→ **Extracted information**:
- - -

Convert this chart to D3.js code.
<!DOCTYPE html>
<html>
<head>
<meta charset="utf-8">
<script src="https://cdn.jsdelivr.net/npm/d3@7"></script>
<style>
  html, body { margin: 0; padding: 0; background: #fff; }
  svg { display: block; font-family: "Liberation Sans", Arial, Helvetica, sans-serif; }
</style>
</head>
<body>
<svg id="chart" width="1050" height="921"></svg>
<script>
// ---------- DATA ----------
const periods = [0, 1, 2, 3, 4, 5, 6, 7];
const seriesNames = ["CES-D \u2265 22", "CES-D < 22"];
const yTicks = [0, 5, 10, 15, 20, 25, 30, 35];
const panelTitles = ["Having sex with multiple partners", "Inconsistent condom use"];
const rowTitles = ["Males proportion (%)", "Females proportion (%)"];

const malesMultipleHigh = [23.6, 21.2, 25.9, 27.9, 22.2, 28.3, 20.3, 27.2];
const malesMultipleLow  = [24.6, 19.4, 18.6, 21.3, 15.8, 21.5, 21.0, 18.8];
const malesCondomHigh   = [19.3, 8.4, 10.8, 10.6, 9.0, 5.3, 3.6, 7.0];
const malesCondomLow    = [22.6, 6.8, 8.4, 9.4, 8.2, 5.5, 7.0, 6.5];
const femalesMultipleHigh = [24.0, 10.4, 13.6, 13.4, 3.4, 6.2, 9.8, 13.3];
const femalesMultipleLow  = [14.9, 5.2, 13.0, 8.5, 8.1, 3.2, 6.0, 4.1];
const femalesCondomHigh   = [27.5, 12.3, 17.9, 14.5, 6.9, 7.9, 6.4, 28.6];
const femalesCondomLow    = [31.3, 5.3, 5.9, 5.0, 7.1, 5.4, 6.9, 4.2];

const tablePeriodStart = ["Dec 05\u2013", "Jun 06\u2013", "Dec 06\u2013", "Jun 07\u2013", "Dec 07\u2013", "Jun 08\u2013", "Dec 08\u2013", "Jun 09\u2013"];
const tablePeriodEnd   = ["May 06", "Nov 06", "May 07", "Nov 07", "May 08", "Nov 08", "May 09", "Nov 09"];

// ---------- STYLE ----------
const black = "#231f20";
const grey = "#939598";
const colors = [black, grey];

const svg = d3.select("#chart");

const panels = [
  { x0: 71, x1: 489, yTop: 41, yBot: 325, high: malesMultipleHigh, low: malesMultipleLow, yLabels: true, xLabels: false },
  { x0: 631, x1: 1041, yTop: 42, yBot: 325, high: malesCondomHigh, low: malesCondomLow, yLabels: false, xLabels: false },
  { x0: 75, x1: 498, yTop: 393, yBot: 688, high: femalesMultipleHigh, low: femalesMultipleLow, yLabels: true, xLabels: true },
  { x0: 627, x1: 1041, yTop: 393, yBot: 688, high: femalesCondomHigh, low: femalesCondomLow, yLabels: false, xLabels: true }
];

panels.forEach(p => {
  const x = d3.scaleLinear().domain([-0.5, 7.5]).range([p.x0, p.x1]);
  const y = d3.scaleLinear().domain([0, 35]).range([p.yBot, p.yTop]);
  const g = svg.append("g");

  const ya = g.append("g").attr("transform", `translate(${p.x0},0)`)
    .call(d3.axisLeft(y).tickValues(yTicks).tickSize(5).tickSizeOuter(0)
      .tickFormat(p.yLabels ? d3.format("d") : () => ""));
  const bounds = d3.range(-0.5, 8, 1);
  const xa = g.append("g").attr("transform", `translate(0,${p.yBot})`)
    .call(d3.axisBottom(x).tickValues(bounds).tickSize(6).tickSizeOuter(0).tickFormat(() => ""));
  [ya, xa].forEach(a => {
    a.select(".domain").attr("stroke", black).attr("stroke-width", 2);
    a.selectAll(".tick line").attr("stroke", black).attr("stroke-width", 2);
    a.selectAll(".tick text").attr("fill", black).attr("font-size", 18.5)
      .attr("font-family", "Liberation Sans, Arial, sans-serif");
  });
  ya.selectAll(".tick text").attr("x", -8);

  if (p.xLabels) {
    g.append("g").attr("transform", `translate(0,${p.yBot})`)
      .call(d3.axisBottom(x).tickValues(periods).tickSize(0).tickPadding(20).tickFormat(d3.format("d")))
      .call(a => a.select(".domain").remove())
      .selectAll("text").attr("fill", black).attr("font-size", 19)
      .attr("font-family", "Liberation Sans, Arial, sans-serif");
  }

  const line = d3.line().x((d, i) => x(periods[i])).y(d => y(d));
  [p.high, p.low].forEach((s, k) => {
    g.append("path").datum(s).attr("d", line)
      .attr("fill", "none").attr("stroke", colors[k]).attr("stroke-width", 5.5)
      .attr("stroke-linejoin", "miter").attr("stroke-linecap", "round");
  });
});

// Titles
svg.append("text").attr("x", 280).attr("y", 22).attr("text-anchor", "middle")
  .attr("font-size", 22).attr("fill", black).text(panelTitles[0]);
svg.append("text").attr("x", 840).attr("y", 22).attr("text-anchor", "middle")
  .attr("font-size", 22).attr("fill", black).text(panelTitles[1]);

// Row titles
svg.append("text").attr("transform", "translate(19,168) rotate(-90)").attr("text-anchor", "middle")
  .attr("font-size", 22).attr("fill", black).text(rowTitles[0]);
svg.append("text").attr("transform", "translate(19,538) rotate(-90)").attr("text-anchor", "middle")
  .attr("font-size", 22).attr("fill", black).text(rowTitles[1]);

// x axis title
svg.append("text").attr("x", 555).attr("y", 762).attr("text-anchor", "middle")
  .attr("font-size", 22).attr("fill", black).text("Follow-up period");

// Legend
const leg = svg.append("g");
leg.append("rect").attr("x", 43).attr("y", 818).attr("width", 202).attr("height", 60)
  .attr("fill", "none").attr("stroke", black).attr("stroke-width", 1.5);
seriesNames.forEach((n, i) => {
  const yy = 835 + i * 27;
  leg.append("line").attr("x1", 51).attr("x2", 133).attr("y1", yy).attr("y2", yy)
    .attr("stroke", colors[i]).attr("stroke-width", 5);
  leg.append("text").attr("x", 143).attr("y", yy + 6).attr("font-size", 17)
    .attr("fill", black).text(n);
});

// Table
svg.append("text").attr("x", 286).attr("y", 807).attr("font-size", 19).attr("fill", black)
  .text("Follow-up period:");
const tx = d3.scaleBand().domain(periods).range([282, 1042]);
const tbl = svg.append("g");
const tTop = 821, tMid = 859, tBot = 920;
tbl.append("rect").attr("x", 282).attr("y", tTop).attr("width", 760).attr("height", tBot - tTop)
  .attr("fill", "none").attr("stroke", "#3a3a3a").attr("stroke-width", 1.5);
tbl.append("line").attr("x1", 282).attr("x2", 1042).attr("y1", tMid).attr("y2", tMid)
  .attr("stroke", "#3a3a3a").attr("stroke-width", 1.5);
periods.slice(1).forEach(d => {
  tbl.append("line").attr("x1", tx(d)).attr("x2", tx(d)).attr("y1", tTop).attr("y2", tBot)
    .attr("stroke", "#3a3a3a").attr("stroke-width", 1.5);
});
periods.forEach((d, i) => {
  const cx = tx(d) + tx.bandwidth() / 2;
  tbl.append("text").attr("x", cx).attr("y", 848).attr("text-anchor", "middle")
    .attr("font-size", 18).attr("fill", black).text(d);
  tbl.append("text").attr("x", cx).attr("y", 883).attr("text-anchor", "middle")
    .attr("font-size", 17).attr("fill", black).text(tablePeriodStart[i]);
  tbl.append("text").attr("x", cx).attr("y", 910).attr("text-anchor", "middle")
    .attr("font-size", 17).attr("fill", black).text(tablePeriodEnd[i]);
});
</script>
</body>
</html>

- - -

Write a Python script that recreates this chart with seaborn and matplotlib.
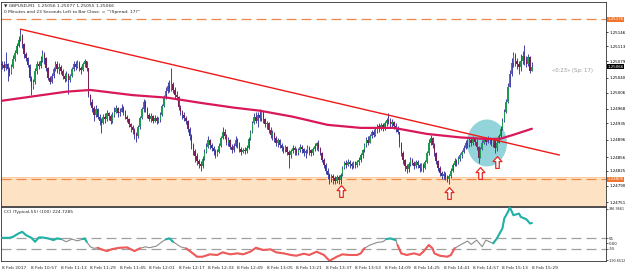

- - -

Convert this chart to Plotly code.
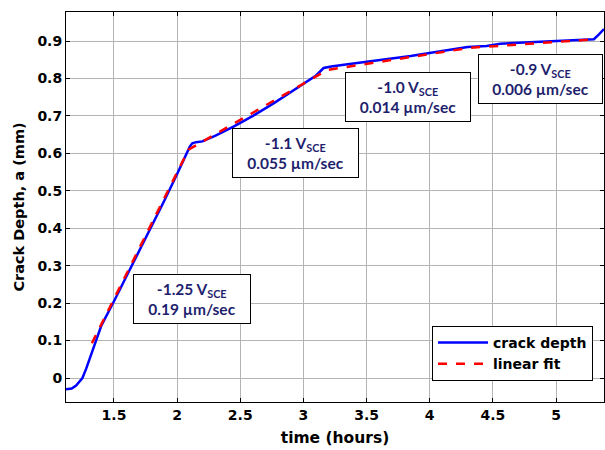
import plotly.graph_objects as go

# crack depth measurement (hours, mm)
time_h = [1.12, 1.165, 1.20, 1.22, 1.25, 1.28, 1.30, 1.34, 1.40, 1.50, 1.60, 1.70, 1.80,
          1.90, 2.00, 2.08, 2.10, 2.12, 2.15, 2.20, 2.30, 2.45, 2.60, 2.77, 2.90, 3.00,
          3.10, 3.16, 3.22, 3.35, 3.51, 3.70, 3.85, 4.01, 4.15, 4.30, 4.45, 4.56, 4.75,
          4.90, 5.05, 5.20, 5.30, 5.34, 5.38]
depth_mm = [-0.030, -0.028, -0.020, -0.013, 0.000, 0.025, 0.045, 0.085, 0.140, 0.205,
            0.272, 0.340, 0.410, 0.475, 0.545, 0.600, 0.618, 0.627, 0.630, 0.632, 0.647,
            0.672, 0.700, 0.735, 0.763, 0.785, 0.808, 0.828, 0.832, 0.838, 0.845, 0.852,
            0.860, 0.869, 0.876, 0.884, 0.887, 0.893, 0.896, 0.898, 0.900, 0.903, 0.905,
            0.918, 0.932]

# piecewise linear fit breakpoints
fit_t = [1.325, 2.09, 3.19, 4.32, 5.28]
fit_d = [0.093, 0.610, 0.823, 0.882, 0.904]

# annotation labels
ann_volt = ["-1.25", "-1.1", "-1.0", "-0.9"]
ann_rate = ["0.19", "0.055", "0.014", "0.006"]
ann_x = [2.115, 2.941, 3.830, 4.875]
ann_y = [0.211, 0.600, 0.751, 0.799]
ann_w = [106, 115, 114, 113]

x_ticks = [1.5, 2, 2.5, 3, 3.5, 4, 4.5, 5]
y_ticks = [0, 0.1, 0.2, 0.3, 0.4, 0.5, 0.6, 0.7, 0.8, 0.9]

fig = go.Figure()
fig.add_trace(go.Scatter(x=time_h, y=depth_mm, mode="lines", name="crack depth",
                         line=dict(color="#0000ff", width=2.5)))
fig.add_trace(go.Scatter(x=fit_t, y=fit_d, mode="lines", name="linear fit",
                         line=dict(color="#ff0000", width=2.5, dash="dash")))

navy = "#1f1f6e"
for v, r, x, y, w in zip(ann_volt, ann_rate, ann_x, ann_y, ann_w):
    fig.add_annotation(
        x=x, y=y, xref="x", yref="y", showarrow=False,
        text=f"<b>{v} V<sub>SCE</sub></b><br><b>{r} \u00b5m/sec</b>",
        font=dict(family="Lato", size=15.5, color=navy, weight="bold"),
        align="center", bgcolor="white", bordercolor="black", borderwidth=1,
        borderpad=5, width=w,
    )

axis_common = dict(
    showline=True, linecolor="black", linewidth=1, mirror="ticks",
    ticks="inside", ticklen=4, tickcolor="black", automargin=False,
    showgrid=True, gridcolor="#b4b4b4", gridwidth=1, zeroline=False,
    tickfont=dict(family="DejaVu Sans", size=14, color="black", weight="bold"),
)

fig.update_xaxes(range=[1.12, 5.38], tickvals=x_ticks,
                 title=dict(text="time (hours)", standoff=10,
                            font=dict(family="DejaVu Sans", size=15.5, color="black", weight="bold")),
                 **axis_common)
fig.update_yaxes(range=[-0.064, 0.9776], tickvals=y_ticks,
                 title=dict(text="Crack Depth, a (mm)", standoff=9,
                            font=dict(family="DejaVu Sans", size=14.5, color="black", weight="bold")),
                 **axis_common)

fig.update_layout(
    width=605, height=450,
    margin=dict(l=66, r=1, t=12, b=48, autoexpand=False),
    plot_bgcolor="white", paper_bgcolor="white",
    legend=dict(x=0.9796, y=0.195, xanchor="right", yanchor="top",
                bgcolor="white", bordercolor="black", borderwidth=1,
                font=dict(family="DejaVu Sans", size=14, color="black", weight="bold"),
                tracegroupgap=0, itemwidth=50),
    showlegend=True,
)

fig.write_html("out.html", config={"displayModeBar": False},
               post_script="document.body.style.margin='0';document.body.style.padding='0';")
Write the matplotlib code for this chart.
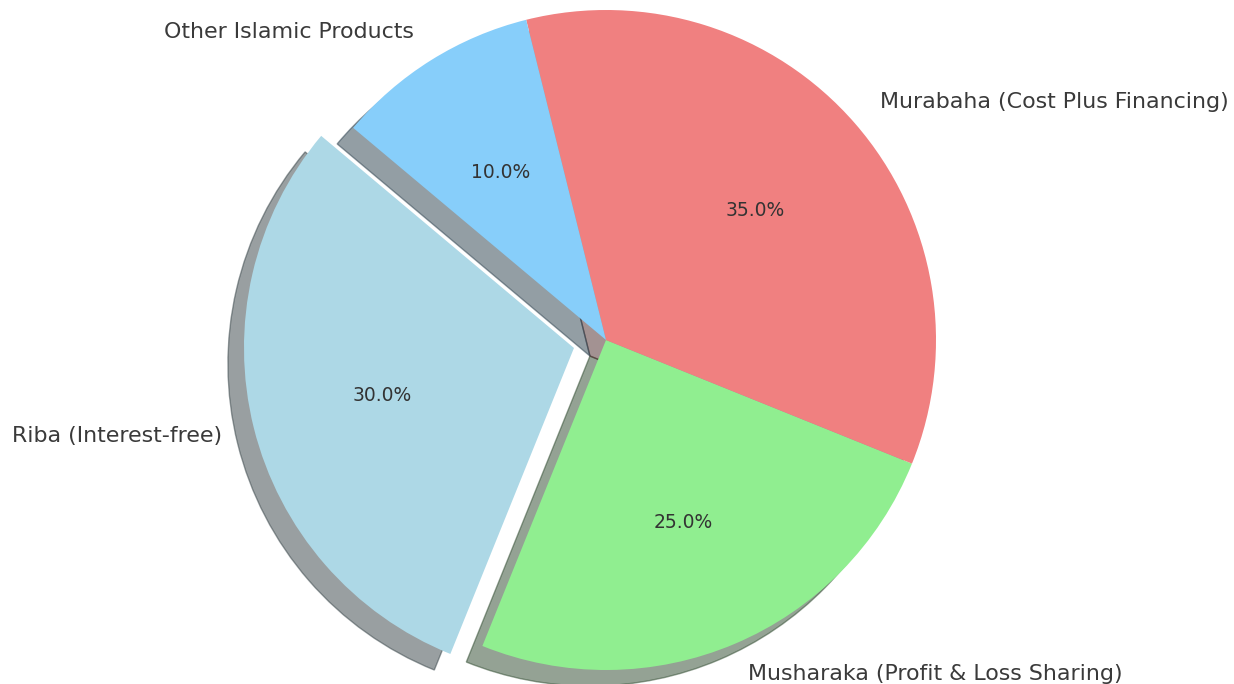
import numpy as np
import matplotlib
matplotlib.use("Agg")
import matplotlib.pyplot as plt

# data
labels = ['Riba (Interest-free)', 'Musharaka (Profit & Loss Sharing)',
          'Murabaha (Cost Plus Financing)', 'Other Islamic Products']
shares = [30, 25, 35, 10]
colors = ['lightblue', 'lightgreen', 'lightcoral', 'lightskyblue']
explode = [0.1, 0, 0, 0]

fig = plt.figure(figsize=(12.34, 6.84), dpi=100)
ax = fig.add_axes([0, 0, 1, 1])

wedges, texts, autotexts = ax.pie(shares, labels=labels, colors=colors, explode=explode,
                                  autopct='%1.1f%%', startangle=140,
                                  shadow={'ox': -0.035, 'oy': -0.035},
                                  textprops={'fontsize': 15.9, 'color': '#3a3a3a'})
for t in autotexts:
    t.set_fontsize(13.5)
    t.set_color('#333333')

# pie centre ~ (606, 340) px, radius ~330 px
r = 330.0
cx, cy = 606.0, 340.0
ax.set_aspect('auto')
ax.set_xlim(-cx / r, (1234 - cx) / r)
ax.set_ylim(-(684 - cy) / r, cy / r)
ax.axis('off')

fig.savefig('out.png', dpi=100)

- - -

→ **What the exercise asks**:
Everything above from the line with "Write the matplotlib code for this chart." through the line with "t.set_color('#333333')" should be retyped exactly, and nothing else; omit pictures.

→ **Exercise output**:
Write the matplotlib code for this chart.
import numpy as np
import matplotlib
matplotlib.use("Agg")
import matplotlib.pyplot as plt

# data
labels = ['Riba (Interest-free)', 'Musharaka (Profit & Loss Sharing)',
          'Murabaha (Cost Plus Financing)', 'Other Islamic Products']
shares = [30, 25, 35, 10]
colors = ['lightblue', 'lightgreen', 'lightcoral', 'lightskyblue']
explode = [0.1, 0, 0, 0]

fig = plt.figure(figsize=(12.34, 6.84), dpi=100)
ax = fig.add_axes([0, 0, 1, 1])

wedges, texts, autotexts = ax.pie(shares, labels=labels, colors=colors, explode=explode,
                                  autopct='%1.1f%%', startangle=140,
                                  shadow={'ox': -0.035, 'oy': -0.035},
                                  textprops={'fontsize': 15.9, 'color': '#3a3a3a'})
for t in autotexts:
    t.set_fontsize(13.5)
    t.set_color('#333333')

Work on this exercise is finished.